There’s also the pictures – the films only seem to stay there for a week but they’re OK with you taking in your own sweets and juice, thus saving yourself a fortune on pick ‘n’ mix and pints of diet coke.

All the familiar names reside at the Fife Leisure Park like the street you grew up in. There’s the McDonald’s at number 5, the Nando’s from South Africa, there’s Frankie and Benny’s, sounds like they’ve got the tunes on again, ‘oh what a night’, there’s the new lad Tony Macaroni, lovely chap, Italian origin, got his own football stadium apparently, KFC in the corner so the Colonel can keep a watching eye on things and to top it all, set back from the street in its own private grounds, is the Dobbies Garden Centre.
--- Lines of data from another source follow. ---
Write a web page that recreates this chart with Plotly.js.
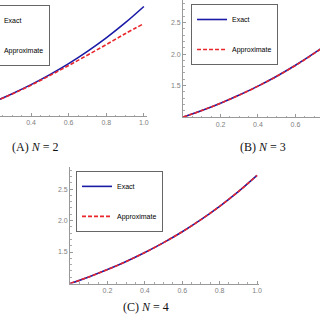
<!DOCTYPE html>
<html><head><meta charset="utf-8">
<script src="https://cdn.plot.ly/plotly-3.0.1.min.js"></script>
<style>html,body{margin:0;padding:0;background:#fff}#c{width:320px;height:320px}</style>
</head><body><div id="c"></div>
<script>
const xs = [0,0.1,0.2,0.3,0.4,0.5,0.6,0.7,0.8,0.9,1.0];
const exact = [1,1.105,1.221,1.350,1.492,1.649,1.822,2.014,2.226,2.460,2.718];
const approxN2 = [1,1.104,1.219,1.345,1.483,1.635,1.792,1.955,2.120,2.290,2.450];
const approxN3 = [1,1.105,1.221,1.349,1.491,1.647,1.819,2.010,2.221,2.453,2.708];
const approxN4 = [1,1.105,1.221,1.350,1.492,1.649,1.822,2.014,2.226,2.459,2.717];
const seriesNames = ["Exact","Approximate"];
const captions = ["(A) <i>N</i> = 2","(B) <i>N</i> = 3","(C) <i>N</i> = 4"];
const xTicks = [0.2,0.4,0.6,0.8,1.0];
const yTicks = [1.5,2.0,2.5];

const blue = '#1a1aa6', red = '#e8262b';
function pair(approx, xa, ya, lg){
  return [
    {x:xs,y:exact,xaxis:xa,yaxis:ya,mode:'lines',name:seriesNames[0],legend:lg,legendgroup:lg+'e',
     line:{color:blue,width:1.6,shape:'spline'}},
    {x:xs,y:approx,xaxis:xa,yaxis:ya,mode:'lines',name:seriesNames[1],legend:lg,legendgroup:lg+'a',
     line:{color:red,width:1.6,dash:'4px,2px',shape:'spline'}}
  ];
}
const data = [].concat(pair(approxN2,'x','y','legend'), pair(approxN3,'x2','y2','legend2'), pair(approxN4,'x3','y3','legend3'));

const tf = {family:'Liberation Sans, Arial, sans-serif', size:7, color:'#808080'};
function xax(domain, range, anchor){
  return {domain:domain, range:range, anchor:anchor, tickmode:'array', tickvals:xTicks, tickformat:'.1f',
    ticks:'inside', ticklen:3, tickcolor:'#999', showline:true, linecolor:'#999', linewidth:1,
    showgrid:false, zeroline:false, tickfont:tf,
    minor:{tickmode:'linear', tick0:0, dtick:0.05, ticks:'inside', ticklen:1.5, tickcolor:'#aaa', showgrid:false}};
}
function yax(domain, range, anchor, show){
  return {domain:domain, range:range, anchor:anchor, tickmode:'array', tickvals:yTicks, tickformat:'.1f',
    ticks: show?'inside':'', ticklen:3, tickcolor:'#999', showline:show, linecolor:'#999', linewidth:1,
    showgrid:false, zeroline:false, tickfont:tf, showticklabels:show,
    minor: show?{tickmode:'linear', tick0:1, dtick:0.1, ticks:'inside', ticklen:1.5, tickcolor:'#aaa', showgrid:false}:{}};
}
function leg(x,y){
  return {x:x, y:y, xanchor:'left', yanchor:'top', bgcolor:'#fff', bordercolor:'#666', borderwidth:1,
    font:{family:'Liberation Sans, Arial, sans-serif', size:7, color:'#000'}, traceorder:'grouped', tracegroupgap:11};
}
const capFont = {family:'Liberation Serif, serif', size:12, color:'#111'};
const layout = {
  width:320, height:320, margin:{l:0,r:0,t:0,b:0,autoexpand:false},
  paper_bgcolor:'#fff', plot_bgcolor:'#fff', showlegend:true,
  xaxis: xax([0,0.459],[0.235,1.016],'y'),
  yaxis: yax([0.6375,1],[1,2.82],'x',false),
  xaxis2: xax([0.572,1],[0,0.731],'y2'),
  yaxis2: yax([0.634,1],[1,2.857],'x2',true),
  xaxis3: xax([0.219,0.809],[0,1.01],'y3'),
  yaxis3: yax([0.114,0.478],[1,2.85],'x3',true),
  legend: leg(-0.116,0.984),
  legend2: leg(0.597,0.9875),
  legend3: leg(0.2375,0.466),
  annotations: [
    {text:captions[0], x:0.1094, y:0.5406, xref:'paper', yref:'paper', xanchor:'center', yanchor:'middle', showarrow:false, font:capFont},
    {text:captions[1], x:0.822, y:0.5406, xref:'paper', yref:'paper', xanchor:'center', yanchor:'middle', showarrow:false, font:capFont},
    {text:captions[2], x:0.456, y:0.0406, xref:'paper', yref:'paper', xanchor:'center', yanchor:'middle', showarrow:false, font:capFont}
  ]
};
Plotly.newPlot('c', data, layout, {staticPlot:true, displayModeBar:false});
</script></body></html>
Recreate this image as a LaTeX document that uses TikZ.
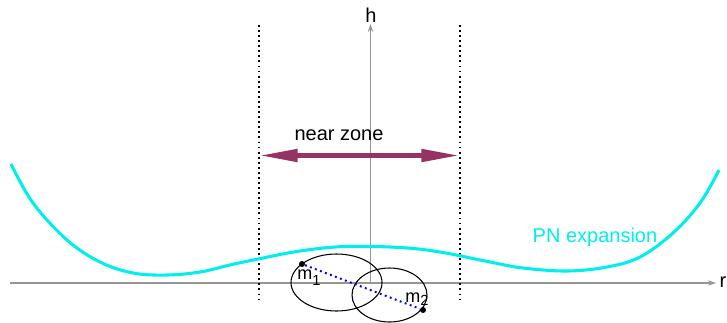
\documentclass[tikz,border=0pt]{standalone}
\usepackage{fontspec}
\setmainfont{Liberation Sans}
\usetikzlibrary{arrows.meta,shapes.geometric}
\definecolor{axisgray}{RGB}{150,150,150}
\definecolor{zonecol}{RGB}{150,50,100}
\definecolor{pncyan}{RGB}{0,238,238}
\begin{document}
\begin{tikzpicture}[x=0.75pt,y=-0.75pt,
  axis/.style={draw=axisgray,line width=1.3pt,-{Stealth[length=6pt,width=4pt]}},
  zoneline/.style={draw=black,line width=1.5pt,dash pattern=on 1.4pt off 2.4pt},
  lbl/.style={font=\fontsize{15}{18}\selectfont,inner sep=0pt},
  mass/.style={circle,fill=black,inner sep=0pt,minimum size=4.5pt},
  orbit/.style={draw=black,line width=0.8pt,ellipse,inner sep=0pt},
  mlbl/.style={font=\fontsize{13.5}{16}\selectfont,inner sep=0pt,anchor=base west}]
\useasboundingbox (0,0) rectangle (727,322);
% axes
\coordinate (rs) at (10,283);
\coordinate (re) at (716,283);
\coordinate (hs) at (370.5,283);
\coordinate (he) at (370.5,24);
\draw[axis] (rs) -- (re);
\draw[axis] (hs) -- (he);
\node[lbl] (rl) at (723,282) {r};
\node[lbl] (hl) at (371,15) {h};
% near zone boundaries
\coordinate (z1t) at (259,25);
\coordinate (z1b) at (259,301);
\coordinate (z2t) at (460,25);
\coordinate (z2b) at (460,301);
\draw[zoneline] (z1t) -- (z1b);
\draw[zoneline] (z2t) -- (z2b);
% near zone arrow
\coordinate (al) at (259,155.5);
\coordinate (ar) at (460,155.5);
\draw[draw=zonecol,line width=3.6pt,{Triangle[length=29pt,width=9pt]}-{Triangle[length=29pt,width=9pt]}] (al) -- (ar);
\node[lbl] (nz) at (339,135) {near zone};
% PN curve
\draw[pncyan,line width=2.3pt] plot[smooth,tension=0.6] coordinates {
 (11,164) (33,203) (67,240) (100,262) (133,273) (167,275) (200,272) (230,265)
 (258,259) (300,251) (345,246.5) (400,247.5) (440,252) (490,262) (523,268) (567,271)
 (607,267) (640,257) (673,233) (700,203) (719,170)};
\node[lbl,text=pncyan] (pn) at (595,237) {PN expansion};
% orbits
\node[orbit,minimum width=68.25pt,minimum height=42.75pt] (o1) at (336.5,282.5) {};
\node[orbit,minimum width=56.25pt,minimum height=40.5pt] (o2) at (389.5,295) {};
% masses
\node[mass] (m1) at (302,264) {};
\node[mass] (m2) at (423,310) {};
\draw[blue,line width=1.5pt,dash pattern=on 1.4pt off 2.6pt] (m1) -- (m2);
\node[mlbl] (m1l) at (297,279) {m\raisebox{-0.7ex}{\fontsize{11}{12}\selectfont 1}};
\node[mlbl] (m2l) at (405,302) {m\raisebox{-0.4ex}{\fontsize{11}{12}\selectfont 2}};
\end{tikzpicture}
\end{document}
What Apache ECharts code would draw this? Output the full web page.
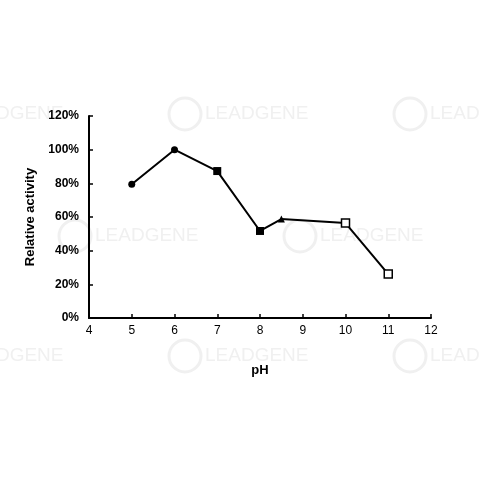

My love for Dobbies knows no bounds. Friends, who might be hipsters, gave me a £50 birthday voucher for the place, which I think may have been gifted ironically. Who cares? I stocked up on butcher meat and traybakes with £16.50 to spare.

Dobbies are industry leaders in traybake tech which consists of sturdy bags and tongs. They’ve been inspiring gardeners since 1865 but I’ve never purchased a plant there. Things came to a head when I arrived home from Dobbies having bought a bright green, hooped jumper. My wife gave me short shrift and the charity shop knocked it back, so it’s been in my car boot the past six months. I’m thinking of poking holes in the sleeves and selling it to a hipster as the latest in jumpertech.